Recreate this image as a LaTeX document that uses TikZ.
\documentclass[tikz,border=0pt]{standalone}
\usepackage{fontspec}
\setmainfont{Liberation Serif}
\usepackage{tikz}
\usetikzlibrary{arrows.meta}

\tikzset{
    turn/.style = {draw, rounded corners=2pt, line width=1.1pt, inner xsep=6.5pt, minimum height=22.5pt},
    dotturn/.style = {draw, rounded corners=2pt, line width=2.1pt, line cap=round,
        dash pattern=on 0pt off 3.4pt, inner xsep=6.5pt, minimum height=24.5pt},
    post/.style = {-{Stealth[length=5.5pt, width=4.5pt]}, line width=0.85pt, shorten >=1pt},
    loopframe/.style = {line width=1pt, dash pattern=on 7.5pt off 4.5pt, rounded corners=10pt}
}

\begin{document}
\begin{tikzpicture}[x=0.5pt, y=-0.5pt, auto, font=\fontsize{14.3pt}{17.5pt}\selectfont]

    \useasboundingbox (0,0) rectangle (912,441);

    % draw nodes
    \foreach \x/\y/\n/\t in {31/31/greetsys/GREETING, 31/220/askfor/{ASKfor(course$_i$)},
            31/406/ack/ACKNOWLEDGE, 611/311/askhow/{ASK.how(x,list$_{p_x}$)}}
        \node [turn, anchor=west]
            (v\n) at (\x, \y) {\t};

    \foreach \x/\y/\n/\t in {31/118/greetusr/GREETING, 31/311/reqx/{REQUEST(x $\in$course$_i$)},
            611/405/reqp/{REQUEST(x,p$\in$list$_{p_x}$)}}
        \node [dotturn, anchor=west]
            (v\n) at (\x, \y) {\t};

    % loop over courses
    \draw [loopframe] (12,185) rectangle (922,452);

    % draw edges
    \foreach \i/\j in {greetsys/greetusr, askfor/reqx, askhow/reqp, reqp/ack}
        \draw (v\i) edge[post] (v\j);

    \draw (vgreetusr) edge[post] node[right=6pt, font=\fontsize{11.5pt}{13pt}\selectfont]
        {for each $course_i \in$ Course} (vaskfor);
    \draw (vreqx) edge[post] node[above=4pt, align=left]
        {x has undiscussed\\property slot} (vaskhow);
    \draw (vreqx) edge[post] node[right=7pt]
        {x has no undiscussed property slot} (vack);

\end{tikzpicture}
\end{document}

####################

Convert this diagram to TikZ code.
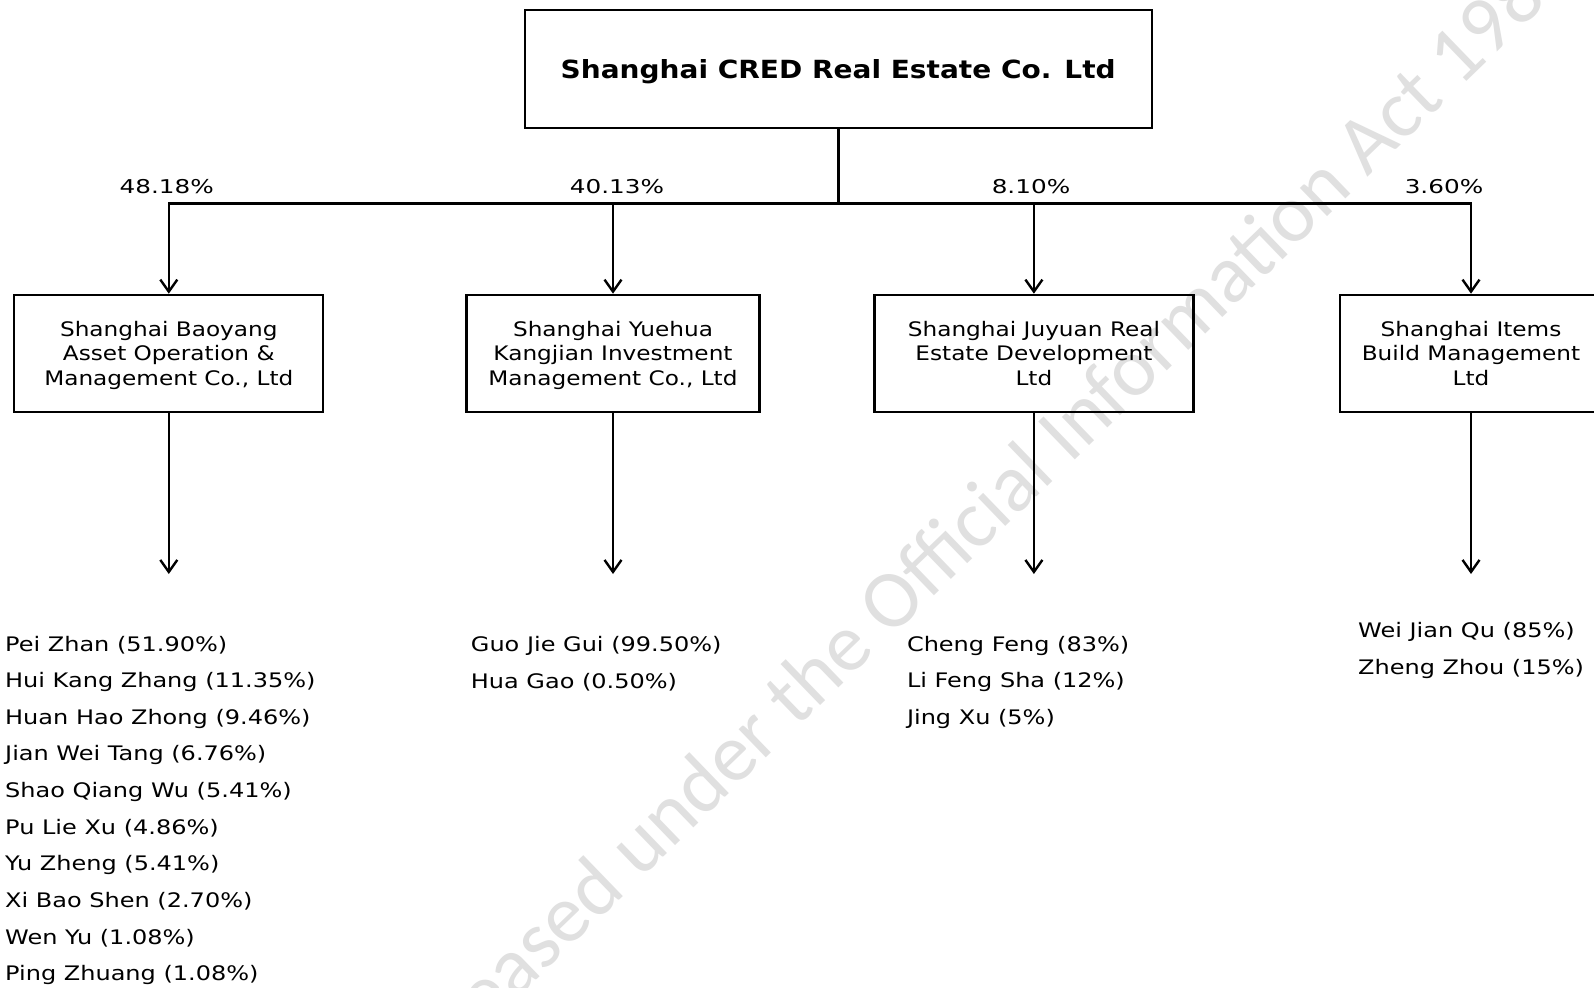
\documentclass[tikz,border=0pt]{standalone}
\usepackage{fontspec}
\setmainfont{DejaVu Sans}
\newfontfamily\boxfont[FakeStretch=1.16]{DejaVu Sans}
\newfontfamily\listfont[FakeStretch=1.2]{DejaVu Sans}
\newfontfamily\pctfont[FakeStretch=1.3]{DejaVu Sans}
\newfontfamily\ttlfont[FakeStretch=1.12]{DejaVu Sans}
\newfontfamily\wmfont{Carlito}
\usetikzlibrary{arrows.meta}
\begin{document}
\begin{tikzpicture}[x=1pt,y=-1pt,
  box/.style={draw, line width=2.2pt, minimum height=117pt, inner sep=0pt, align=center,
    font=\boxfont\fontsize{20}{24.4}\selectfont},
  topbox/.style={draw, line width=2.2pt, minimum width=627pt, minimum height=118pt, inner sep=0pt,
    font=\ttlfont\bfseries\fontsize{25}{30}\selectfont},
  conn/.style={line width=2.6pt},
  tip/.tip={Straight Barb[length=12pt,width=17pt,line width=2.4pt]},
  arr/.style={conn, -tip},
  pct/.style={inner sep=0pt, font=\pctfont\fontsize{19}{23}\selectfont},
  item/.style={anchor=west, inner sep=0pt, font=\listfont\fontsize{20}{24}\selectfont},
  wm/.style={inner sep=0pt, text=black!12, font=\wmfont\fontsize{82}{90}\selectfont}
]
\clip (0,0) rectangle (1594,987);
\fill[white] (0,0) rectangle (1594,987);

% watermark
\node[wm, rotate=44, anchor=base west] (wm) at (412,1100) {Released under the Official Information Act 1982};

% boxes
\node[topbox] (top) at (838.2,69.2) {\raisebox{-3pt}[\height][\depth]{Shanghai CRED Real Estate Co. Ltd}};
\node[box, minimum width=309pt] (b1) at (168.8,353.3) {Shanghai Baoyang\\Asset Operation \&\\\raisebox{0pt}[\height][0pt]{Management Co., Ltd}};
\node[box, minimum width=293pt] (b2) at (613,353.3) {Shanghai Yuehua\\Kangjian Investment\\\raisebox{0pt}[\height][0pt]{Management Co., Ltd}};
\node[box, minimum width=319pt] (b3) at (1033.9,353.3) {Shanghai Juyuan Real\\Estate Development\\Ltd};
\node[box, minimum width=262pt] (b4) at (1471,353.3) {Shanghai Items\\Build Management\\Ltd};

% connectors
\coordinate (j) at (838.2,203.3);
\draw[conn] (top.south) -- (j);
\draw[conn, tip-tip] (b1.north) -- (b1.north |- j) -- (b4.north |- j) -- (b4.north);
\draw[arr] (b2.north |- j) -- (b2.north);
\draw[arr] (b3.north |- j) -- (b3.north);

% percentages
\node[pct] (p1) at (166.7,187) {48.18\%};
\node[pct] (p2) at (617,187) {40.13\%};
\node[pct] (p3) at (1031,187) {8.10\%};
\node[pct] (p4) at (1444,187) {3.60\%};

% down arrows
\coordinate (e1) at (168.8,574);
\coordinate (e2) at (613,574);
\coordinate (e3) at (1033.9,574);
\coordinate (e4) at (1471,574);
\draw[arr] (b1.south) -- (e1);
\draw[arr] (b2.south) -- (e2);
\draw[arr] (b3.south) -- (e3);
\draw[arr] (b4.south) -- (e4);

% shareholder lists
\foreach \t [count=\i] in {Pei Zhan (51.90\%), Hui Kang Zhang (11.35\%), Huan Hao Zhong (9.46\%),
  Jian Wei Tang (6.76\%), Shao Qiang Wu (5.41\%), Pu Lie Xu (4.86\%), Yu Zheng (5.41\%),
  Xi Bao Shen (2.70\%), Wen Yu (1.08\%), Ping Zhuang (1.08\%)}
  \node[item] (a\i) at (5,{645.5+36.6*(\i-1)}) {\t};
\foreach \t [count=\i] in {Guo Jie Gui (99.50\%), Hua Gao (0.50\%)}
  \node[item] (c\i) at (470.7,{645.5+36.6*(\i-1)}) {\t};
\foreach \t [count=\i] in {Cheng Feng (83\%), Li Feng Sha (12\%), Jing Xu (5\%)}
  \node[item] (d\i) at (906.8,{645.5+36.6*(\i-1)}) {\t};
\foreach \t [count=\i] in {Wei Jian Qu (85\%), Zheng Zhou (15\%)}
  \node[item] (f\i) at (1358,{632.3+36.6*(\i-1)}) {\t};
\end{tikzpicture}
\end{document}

####################

[CHALLENGE]: Each line in the listing above that contains "this" should be copied.

[ANSWER]:
Recreate this image as a LaTeX document that uses TikZ.
Convert this diagram to TikZ code.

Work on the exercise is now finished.